◆ **GIVEN EXERCISE**: Lines containing the word "standalone" are to be located and copied.

◆ **INPUT DATA**:
- - -

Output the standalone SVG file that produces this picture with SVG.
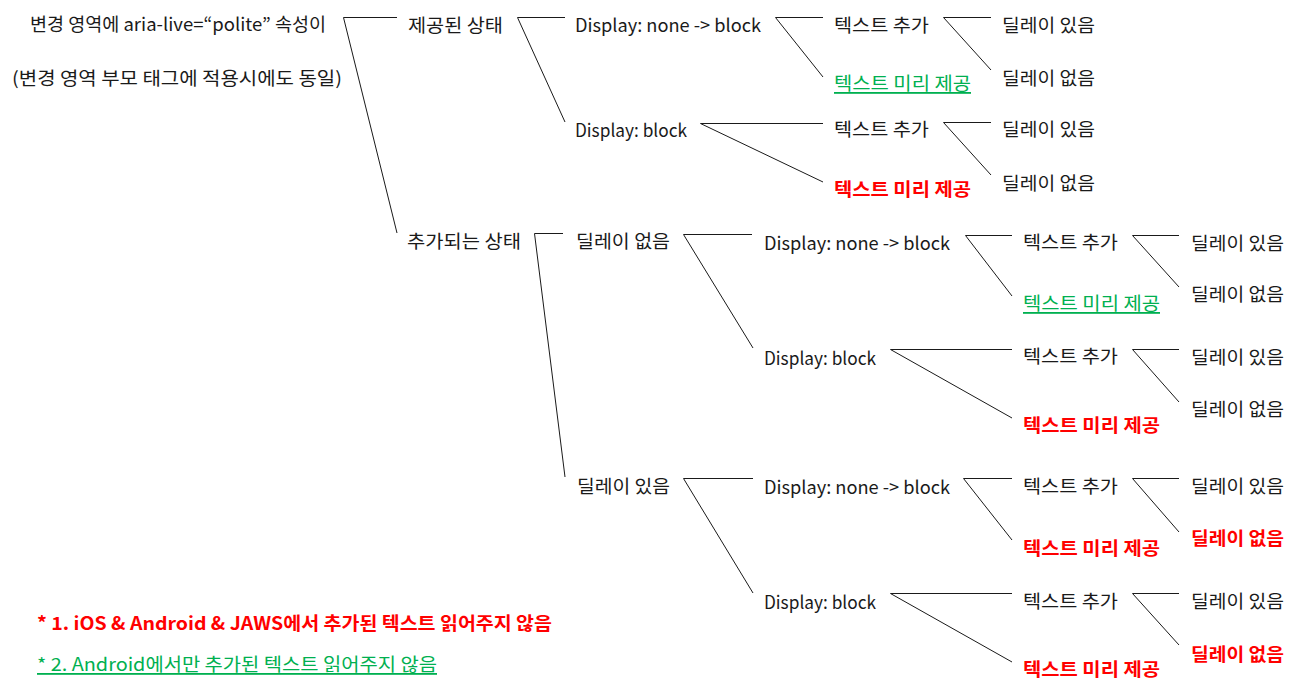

- - -

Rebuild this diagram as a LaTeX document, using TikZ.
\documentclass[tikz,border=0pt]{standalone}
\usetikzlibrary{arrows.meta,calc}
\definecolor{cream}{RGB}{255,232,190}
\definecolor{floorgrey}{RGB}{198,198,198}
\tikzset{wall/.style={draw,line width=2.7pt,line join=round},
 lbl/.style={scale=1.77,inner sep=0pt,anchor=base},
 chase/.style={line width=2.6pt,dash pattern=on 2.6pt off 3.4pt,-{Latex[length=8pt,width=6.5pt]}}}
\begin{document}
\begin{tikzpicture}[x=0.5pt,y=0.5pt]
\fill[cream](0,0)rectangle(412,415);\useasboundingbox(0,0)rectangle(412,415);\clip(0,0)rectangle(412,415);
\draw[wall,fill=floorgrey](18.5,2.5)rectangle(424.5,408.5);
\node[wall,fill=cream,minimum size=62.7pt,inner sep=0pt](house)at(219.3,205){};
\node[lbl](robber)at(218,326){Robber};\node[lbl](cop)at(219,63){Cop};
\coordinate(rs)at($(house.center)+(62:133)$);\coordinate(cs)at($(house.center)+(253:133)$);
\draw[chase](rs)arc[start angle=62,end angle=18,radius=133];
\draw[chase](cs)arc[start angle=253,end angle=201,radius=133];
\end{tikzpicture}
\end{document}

- - -

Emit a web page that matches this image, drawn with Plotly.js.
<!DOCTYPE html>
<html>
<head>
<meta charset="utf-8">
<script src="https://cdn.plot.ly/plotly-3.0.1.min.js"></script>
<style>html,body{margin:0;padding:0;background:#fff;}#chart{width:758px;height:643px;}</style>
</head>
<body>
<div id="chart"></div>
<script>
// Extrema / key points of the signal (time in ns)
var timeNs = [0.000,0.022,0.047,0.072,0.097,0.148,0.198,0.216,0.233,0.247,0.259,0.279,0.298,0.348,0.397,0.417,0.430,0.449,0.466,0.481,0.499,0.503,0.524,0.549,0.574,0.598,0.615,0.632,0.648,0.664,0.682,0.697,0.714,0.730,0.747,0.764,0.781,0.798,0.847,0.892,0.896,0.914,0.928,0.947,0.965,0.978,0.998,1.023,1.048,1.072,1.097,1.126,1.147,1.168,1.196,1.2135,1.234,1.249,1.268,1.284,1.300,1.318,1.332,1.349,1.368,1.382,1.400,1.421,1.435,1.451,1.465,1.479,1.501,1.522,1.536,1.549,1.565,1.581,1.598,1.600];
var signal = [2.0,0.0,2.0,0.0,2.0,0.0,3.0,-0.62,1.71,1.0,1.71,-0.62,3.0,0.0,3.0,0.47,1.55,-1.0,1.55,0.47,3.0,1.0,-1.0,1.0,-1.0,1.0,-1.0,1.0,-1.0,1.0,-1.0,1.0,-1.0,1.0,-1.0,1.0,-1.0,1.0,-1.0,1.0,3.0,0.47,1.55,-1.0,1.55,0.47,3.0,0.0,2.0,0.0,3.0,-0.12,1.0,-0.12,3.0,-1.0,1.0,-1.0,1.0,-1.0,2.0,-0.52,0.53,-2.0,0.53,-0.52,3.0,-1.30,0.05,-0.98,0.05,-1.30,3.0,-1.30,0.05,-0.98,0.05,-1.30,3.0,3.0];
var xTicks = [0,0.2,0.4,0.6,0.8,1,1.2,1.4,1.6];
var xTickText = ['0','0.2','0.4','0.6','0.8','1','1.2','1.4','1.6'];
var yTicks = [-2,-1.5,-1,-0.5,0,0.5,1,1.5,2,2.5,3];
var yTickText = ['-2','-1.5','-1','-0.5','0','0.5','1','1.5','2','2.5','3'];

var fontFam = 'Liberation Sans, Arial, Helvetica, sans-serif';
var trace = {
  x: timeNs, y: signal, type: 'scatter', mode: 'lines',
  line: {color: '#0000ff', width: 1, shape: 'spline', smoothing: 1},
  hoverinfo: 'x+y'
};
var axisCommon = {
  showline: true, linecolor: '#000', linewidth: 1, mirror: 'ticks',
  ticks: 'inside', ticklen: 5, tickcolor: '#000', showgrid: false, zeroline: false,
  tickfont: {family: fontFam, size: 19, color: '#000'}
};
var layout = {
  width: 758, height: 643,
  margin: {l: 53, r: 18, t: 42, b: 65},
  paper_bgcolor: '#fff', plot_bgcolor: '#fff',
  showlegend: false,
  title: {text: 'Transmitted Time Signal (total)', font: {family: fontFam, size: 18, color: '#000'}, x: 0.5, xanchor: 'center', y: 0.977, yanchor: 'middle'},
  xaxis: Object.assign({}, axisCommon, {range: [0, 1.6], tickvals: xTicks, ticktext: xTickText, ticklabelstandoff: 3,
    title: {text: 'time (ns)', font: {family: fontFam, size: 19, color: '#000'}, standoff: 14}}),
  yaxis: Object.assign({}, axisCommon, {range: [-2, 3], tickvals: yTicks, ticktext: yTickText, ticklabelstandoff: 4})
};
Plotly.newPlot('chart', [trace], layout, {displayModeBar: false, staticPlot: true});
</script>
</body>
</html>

- - -

◆ **COMPLETE OUTPUT**:
Output the standalone SVG file that produces this picture with SVG.
\documentclass[tikz,border=0pt]{standalone}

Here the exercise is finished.